[Set problem] Output all lines exactly, with nothing added or dropped.

========================================

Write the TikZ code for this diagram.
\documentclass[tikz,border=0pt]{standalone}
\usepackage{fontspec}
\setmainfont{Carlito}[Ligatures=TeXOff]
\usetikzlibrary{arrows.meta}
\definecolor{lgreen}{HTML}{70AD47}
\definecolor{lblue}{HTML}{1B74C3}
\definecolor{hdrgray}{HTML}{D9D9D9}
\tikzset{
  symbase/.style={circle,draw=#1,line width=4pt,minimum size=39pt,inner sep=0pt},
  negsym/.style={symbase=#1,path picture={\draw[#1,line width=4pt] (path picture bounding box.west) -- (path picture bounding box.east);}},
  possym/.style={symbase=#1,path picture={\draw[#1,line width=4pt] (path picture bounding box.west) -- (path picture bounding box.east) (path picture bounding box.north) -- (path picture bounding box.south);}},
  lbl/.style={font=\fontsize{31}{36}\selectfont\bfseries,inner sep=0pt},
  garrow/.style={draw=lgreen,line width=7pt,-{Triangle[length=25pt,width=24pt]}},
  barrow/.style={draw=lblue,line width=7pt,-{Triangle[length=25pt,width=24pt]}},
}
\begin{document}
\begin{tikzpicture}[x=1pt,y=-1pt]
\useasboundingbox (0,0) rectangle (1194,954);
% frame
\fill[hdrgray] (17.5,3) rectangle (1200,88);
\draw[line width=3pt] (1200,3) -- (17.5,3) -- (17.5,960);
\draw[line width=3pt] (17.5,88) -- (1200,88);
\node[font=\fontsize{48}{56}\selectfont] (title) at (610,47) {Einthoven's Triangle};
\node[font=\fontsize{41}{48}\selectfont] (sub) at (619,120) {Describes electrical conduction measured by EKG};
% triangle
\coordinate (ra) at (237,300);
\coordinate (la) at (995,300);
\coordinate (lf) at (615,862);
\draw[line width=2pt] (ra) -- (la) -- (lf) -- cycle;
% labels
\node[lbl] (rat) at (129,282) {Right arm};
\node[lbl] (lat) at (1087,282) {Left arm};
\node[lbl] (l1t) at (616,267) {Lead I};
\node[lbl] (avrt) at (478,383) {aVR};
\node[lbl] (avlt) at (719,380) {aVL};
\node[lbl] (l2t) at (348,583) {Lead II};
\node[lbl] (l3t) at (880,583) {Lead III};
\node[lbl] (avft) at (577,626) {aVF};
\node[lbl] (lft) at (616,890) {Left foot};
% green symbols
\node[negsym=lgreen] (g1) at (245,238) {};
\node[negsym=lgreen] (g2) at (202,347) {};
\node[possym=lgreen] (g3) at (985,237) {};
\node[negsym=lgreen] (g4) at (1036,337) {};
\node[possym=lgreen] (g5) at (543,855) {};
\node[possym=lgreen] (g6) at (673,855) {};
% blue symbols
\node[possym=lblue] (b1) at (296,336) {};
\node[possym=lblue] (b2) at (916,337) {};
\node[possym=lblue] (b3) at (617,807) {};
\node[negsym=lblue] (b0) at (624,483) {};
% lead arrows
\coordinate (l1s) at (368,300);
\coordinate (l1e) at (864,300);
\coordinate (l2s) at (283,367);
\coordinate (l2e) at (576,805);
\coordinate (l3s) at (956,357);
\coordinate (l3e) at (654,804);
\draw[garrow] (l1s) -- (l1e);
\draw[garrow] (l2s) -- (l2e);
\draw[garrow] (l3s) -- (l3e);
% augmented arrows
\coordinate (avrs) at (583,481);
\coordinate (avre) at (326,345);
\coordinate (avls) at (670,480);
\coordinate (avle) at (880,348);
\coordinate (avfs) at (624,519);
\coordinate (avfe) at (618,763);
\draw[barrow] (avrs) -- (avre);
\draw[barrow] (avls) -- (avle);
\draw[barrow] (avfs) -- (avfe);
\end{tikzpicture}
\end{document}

========================================

[Result for this exercise]
Write the TikZ code for this diagram.
\documentclass[tikz,border=0pt]{standalone}
\usepackage{fontspec}
\setmainfont{Carlito}[Ligatures=TeXOff]
\usetikzlibrary{arrows.meta}
\definecolor{lgreen}{HTML}{70AD47}
\definecolor{lblue}{HTML}{1B74C3}
\definecolor{hdrgray}{HTML}{D9D9D9}
\tikzset{
  symbase/.style={circle,draw=#1,line width=4pt,minimum size=39pt,inner sep=0pt},
  negsym/.style={symbase=#1,path picture={\draw[#1,line width=4pt] (path picture bounding box.west) -- (path picture bounding box.east);}},
  possym/.style={symbase=#1,path picture={\draw[#1,line width=4pt] (path picture bounding box.west) -- (path picture bounding box.east) (path picture bounding box.north) -- (path picture bounding box.south);}},
  lbl/.style={font=\fontsize{31}{36}\selectfont\bfseries,inner sep=0pt},
  garrow/.style={draw=lgreen,line width=7pt,-{Triangle[length=25pt,width=24pt]}},
  barrow/.style={draw=lblue,line width=7pt,-{Triangle[length=25pt,width=24pt]}},
}
\begin{document}
\begin{tikzpicture}[x=1pt,y=-1pt]
\useasboundingbox (0,0) rectangle (1194,954);
% frame
\fill[hdrgray] (17.5,3) rectangle (1200,88);
\draw[line width=3pt] (1200,3) -- (17.5,3) -- (17.5,960);
\draw[line width=3pt] (17.5,88) -- (1200,88);
\node[font=\fontsize{48}{56}\selectfont] (title) at (610,47) {Einthoven's Triangle};
\node[font=\fontsize{41}{48}\selectfont] (sub) at (619,120) {Describes electrical conduction measured by EKG};
% triangle
\coordinate (ra) at (237,300);
\coordinate (la) at (995,300);
\coordinate (lf) at (615,862);
\draw[line width=2pt] (ra) -- (la) -- (lf) -- cycle;
% labels
\node[lbl] (rat) at (129,282) {Right arm};
\node[lbl] (lat) at (1087,282) {Left arm};
\node[lbl] (l1t) at (616,267) {Lead I};
\node[lbl] (avrt) at (478,383) {aVR};
\node[lbl] (avlt) at (719,380) {aVL};
\node[lbl] (l2t) at (348,583) {Lead II};
\node[lbl] (l3t) at (880,583) {Lead III};
\node[lbl] (avft) at (577,626) {aVF};
\node[lbl] (lft) at (616,890) {Left foot};
% green symbols
\node[negsym=lgreen] (g1) at (245,238) {};
\node[negsym=lgreen] (g2) at (202,347) {};
\node[possym=lgreen] (g3) at (985,237) {};
\node[negsym=lgreen] (g4) at (1036,337) {};
\node[possym=lgreen] (g5) at (543,855) {};
\node[possym=lgreen] (g6) at (673,855) {};
% blue symbols
\node[possym=lblue] (b1) at (296,336) {};
\node[possym=lblue] (b2) at (916,337) {};
\node[possym=lblue] (b3) at (617,807) {};
\node[negsym=lblue] (b0) at (624,483) {};
% lead arrows
\coordinate (l1s) at (368,300);
\coordinate (l1e) at (864,300);
\coordinate (l2s) at (283,367);
\coordinate (l2e) at (576,805);
\coordinate (l3s) at (956,357);
\coordinate (l3e) at (654,804);
\draw[garrow] (l1s) -- (l1e);
\draw[garrow] (l2s) -- (l2e);
\draw[garrow] (l3s) -- (l3e);
% augmented arrows
\coordinate (avrs) at (583,481);
\coordinate (avre) at (326,345);
\coordinate (avls) at (670,480);
\coordinate (avle) at (880,348);
\coordinate (avfs) at (624,519);
\coordinate (avfe) at (618,763);
\draw[barrow] (avrs) -- (avre);
\draw[barrow] (avls) -- (avle);
\draw[barrow] (avfs) -- (avfe);
\end{tikzpicture}
\end{document}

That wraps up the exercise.